Logo, admittido este systema eleitoral, o parlamento não só não pôde, como não deve ser o resultado de uma designação popular ; ha de, sim, e deve ser a expressão de uma escolha que, na estimativa dos adversários do suffragio directo, é mais alta, mais fidedigna, mais competente, mais pura, — a escolha commettida ao eleitorado, que paira em regiões onde a nação não chega, mas onde baixa incessante a chuva dos favores ministeriaes; onde o povo não tem entrada para a sua soberania, mas tem residência effectiva o poder para as transacções ruins em que o paiz é sacrificado onde as reformas liberaes causam pânico, mas as immoralidades douradas do governo são recebidas entre applausos  onde ha menos frontes para proteger com a indignação a liberdade violada, que para sanccipnar acurvadas as imprudências de oppressores 'sem* escrúpulos, menos braços para acudir aos cidadãos proscriptos que para implorar o pão dos empregos, menos olhos para perceber a deshonra de nossa terra que para ver os interesses de casa ameaçados.

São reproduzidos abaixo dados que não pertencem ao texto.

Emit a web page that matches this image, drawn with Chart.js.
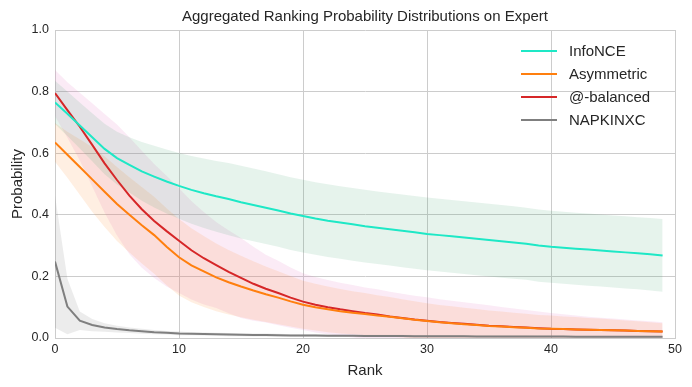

Não me accusem de desleal ; não digam que procuro enredar com o povo os amigos da eleição indirecta, attribuindo-lhes idéas, intenções que não têm.

De feito, se é o povo quem realmente escolhe os deputados por meio dos eleitores, digo eu : suppriman o intermediário inutil, acabem com esta barreira; destruam esta muralha interposta ao parlamento e ao povo; acheguem os representantes aos representados, para que os representantes lucrem em influencia e os representados em autoridade ; porque se a acção do povo sobre o deputado é legitima, convém augmental-a, e, se o parlamento, afastado do paiz, já é util, robustecer-lhe o prestigio enraizando-o no paiz é desenvolver-lhe incalculavelmente a fecundidade.

Se não querem, portanto, apezar d'isso, a eleicão directa, é porque o intuito d'elles está em prolongar esta espoliação da soberania do povo em proveito do poder pessoal.

Apregoam que a eleição directa é um systema aristocrático, porque suppõe o censo mais ou menos restricto, como medida da capacidade, e o censo limita o eleitorado. Dizem : o povo até hoje tem o direito de voto (riso) ; com a eleição directa priva-se d'esse direito a um numero considerável de votantes.

Eu arrosto sem medo este argumento aqui deante do povo. É uma intriga e um sophisma, sophisma e intriga dos fâmulos graduados do paço. (Apoiados). Pugnarem pelos direitos do povo os servos do poder pessoal ! Elles que o têm rebaixado tanto (apoiados), que tanto o tem ludibriado (apoiados), elles em cujas mãos o absolutismo tem assumido contra vós todas as fôrmas ! (Muito bem). Só vos faltava agora, depois de tão innumeraveis affrontas, a affronta suprema de defenderem em nome da vossa felicidade e da vossa soberania a perpetuação do absolutismo !

Pergunto : quando alguma vez compareceis ás assembléas parochiaes para depor nas urnas uma cédula que o governo apurará se quizer, que ides vós nomear? Deputados? Não. Ides nomear eleitores, isto é, procuradores com procurações em branco, isto é, procuradores de si mesmos, procuradores sem responsabilidade, que ficam mais perto do poder que do povo, que se convertem quasi sempre em órgãos do poder, e que quasi nunca servem de órgãos ao povo.